Piecing it together without insurance
So what’s a small-scale family orchard to do? Food and agriculture lawyer Jason Foscolo says that many fruit and vegetable farmers use crop diversification (that is, planting a wide variety of crops, some hardier than others) as an alternative risk management method just as they always have. Prospect Hill’s apple and cherry crops made it through the freeze for the most part.
Others, like Josh Morgenthau, farmer and owner of Fishkill Farms in upstate New York, get creative. He protected much of his apple crop by lighting orchard heaters and hiring a helicopter to fly over the orchards. “With a helicopter, if you get it to fly at the right speed, you can essentially act like a ceiling fan and blow down warmer air to keep the orchard a few degrees warmer—often, every degree below a certain threshold, you lose 10 percent of your crop.” But the farm still lost almost all of its peaches.
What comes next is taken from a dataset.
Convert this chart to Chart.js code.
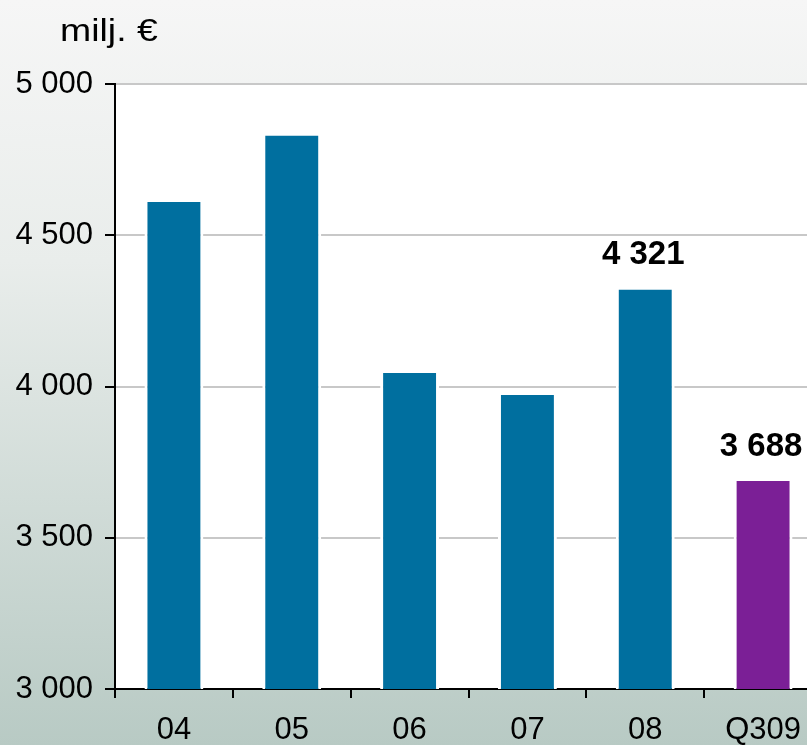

In preparation for a tough year, Fishkill expanded its vegetable production by half following the freeze. “Our goal was to do what we could to not have to cut any staff,” Morgenthau says. But it’s still not a perfect solution—he estimates the farm lost 30 to 50 percent of its total fruit output for the year, an estimated six-figure setback.
In New York City, the Greenmarkets are allowing farmers who lost more than 60 percent of their stone fruit to purchase peaches at wholesale in limited quantities from verified farms within the region. Farms bringing in wholesale fruit are required to provide ample signage at their stands. But Clarke points out that variety and quality won’t be the same as it is in a good year. Her customers are used to tons of options, but this year she’s likely to be stuck with run-of-the-mill yellow peaches, and she won’t have much oversight in the picking and sorting process.
But even after using emergency tactics like reselling Jersey peaches and bulking up the events calendar, it’s going to be a tough season for farmers who rely on stone fruit in the summertime. Clarke is trying to remain upbeat, adding that most of her apple crop survived intact. “This is the first summer I can remember where I’ve thought, I just can’t wait for September.”